Please share your thoughts regarding the Reference letters and RPL Assessment forms examples and RPL Project reports to prepare my documents properly.

Thanks and Regards
Vanga Reddy


----------



## Dolly (Feb 17, 2008)

Hi,

Not sure if the rules have changed as my OH did his RPL a couple of years ago.

From what I can remember the Project Report had to be no more than 1000 words long and you must give the name the project you worked on, the dates it ran from/to (and when you were working on it), the employer and your position within the company and if the project was for an client then name that client.

The employer statement had the date my OH joined the company, the roles he had and each role had about half/three quarters of a page detailing the tasks he performed. It ended with the last paragraph stating how much of an asset he was to the company etc etc etc.

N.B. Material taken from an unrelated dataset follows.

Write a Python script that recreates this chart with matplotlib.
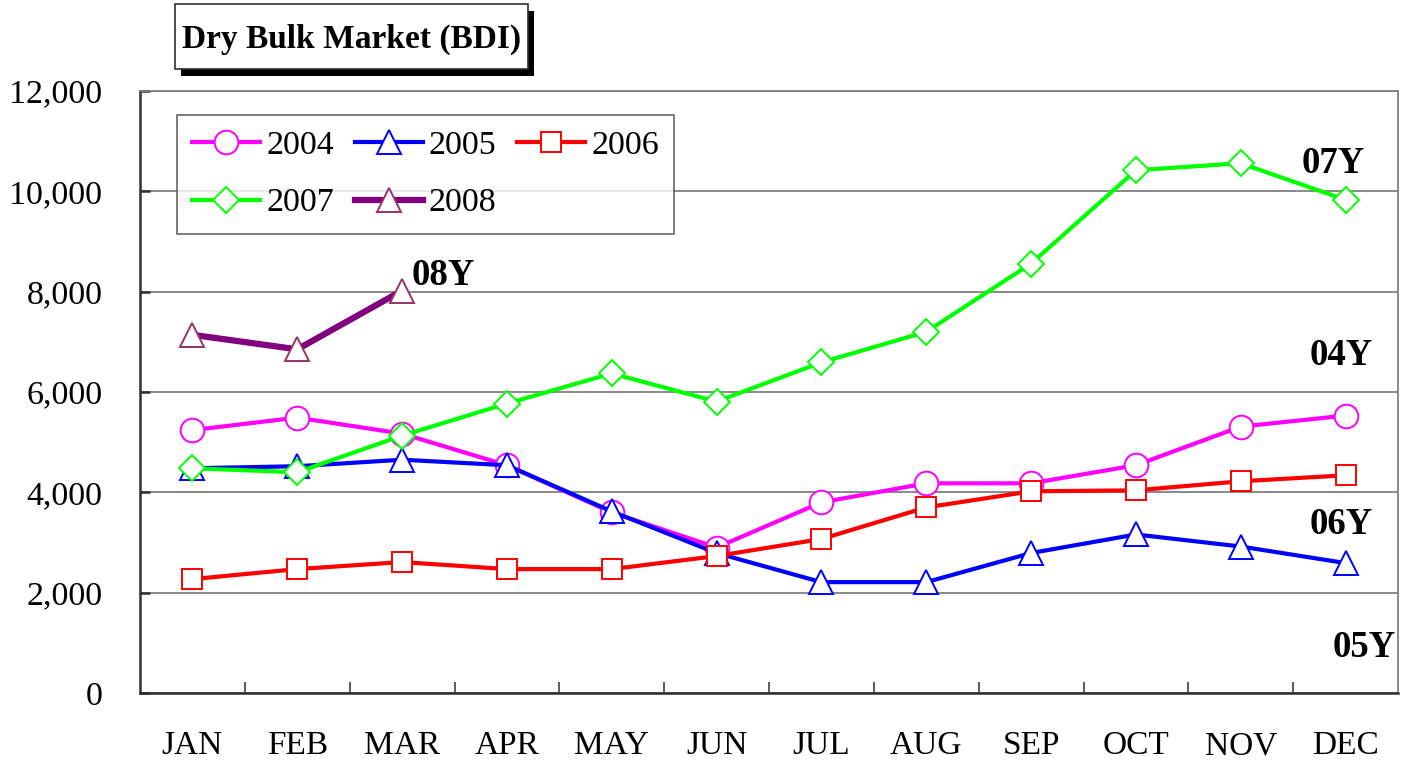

Have you done a search on the forum as there's quite a bit about completing an RPL. You can also find guidance on the ACS website.

Dolly


----------



## anj1976 (Apr 24, 2008)

hi vanga

welcome to the forum

RPL format was very recently posted in here.. search for it. its a long report, so i doubt it will be posted again (theres a search option, second row from top, third tab from right  )

as for work exp documents, u need all documents to support your cv. anything and everything that serves as a proof of ur past experiences and companies u worked for.

I suggest u search for ACS, there is enough written about it in here.. i suggest reading the threads as it has different situations and their solutions


----------